Little evidence of a ‘guiding hand’ behind US protests
Analysis: Despite Trump pointing to groups like Antifa, vast majority of those protesting in recent days are just ordinary citizens
Protesters kneel to demonstrate against the death of George Floyd in Washington, DC. Photograph: Mandel Ngan/Getty Images
As the United States continues to be gripped by some of the largest mass protests in recent memory, focus has turned to the identity of those behind the demonstrations.
US president Donald Trump has led claims that “radical left” anarchists and outside extremists are behind the civil unrest.
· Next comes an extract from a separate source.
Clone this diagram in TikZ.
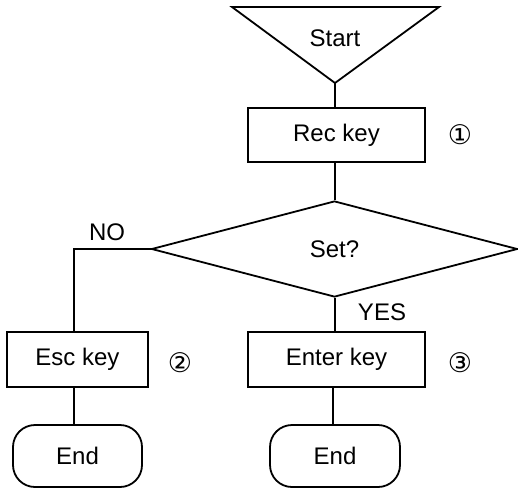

On Sunday, following a night of demonstrations that saw looting and rioting in some areas of the country, Trump announced he was designating Antifa a terrorist organisation.
In a press conference, attorney general William Barr also pledged to clamp down on “domestic terrorism”.
“In many places, it appears the violence is planned, organised and driven by anarchic and left extremist groups, far-left extremist groups, using Antifa-like tactics, many of whom travel from outside the state to promote the violence,” he said.
Antifa – a contraction of “anti-fascist” – refers to a diffuse, far-left movement that emerged as a response to the far-right groups that have gained ground in the US in recent years. But the group is not a specific entity per se, with no single chain of command. As a result there is a concern that protesters could be picked up at will by authorities and labelled s “terrorists”.
Further, no domestic terrorism law exists in the United States. The Trump administration, indeed, has resisted calls from Democrats such as Alexandria Ocasio-Cortez to label white supremacism – seen for example in the attack by 19-year-old Dylan Roof on a black church in South Carolina in 2015 – domestic terrorism.
It’s also noteworthy that as the protests enter their second week, the Trump administration has so far not produced any evidence that organised radical political movements are behind them.
While law enforcement officials have said that there is evidence of organised crime using the cover of the George Floyd protests to cause mayhem – including in Los Angeles – it is unlikely that Antifa has the resources or organisation to orchestrate violence on any major scale.
On Tuesday, Facebook confirmed it had removed false accounts purporting to be operated by Antifa groups. It is believed these accounts were set up by white nationalist groups seeking to blame left-wing movements for the violence that has marred some protests. Twitter also removed tweets warning that Antifa was preparing to “move into residential areas”, that were sent by white supremacist groups.
Even as social media has helped publicise demonstrators and brought to global attention the circumstances of the death of George Floyd in Minneapolis, which were captured on the phone of a passerby, the events of the last week have been plagued by false information on these platforms.
Conspiracy theories have flourished on the internet, including a theory that Floyd is still alive and that his death was staged. Other accounts claim the protests are being funded by George Soros, the prominent Hungarian-born billionaire and philanthropist.
Even in Minnesota, the state where Floyd was killed last week, the messaging has shifted.
Following scenes of chaos at the weekend when buildings were burned to the ground in Minneapolis, state governor Tim Walz said “let’s be very clear. The situation in Minneapolis is no longer in any way about the murder of George Floyd . . . It’s about attacking civil society.”
He said there “was reason to believe” that bad actors were infiltrating the protests.
But as the protests have turned less violent in recent days, there has been a move away from this rhetoric as officials seek to identify specific actors and begin to comb through information related to those who have been arrested.
The protests have also refocused attention on Black Lives Matter, the group that emerged during the Obama presidency to campaign against systemic racism in the American criminal justice system in the wake of a series of high-profile deaths of African-American men, such as that of 17-year-old Trayvon Martin who was shot dead in Florida while walking home from a convenience store.
While many of the protesters taking to the streets across the country and the world this week gripped “Black Lives Matters” signs, the group had become less visible in communities and online in recent years. The death of George Floyd has propelled their cause back to the forefront of political debate in the US.
The tradition of black protest in the US stretches back through generations. From the non-violent protest politics practiced by Martin Luther King to the more militant action embraced by figures such as Malcolm X and the Black Panthers, the debate about how best to respond to racial oppression and injustice has gone on for decades.
With the US now in the midst of a new phase of mass protests, the presence of nefarious actors on the right or left is likely to be unconfirmed for some time as investigations begin. What is clear, however, is that the vast majority of people protesting in recent days were ordinary citizens, exercising their constitutional right to protest, and reflecting the demographics and social and political spectrums of their communities.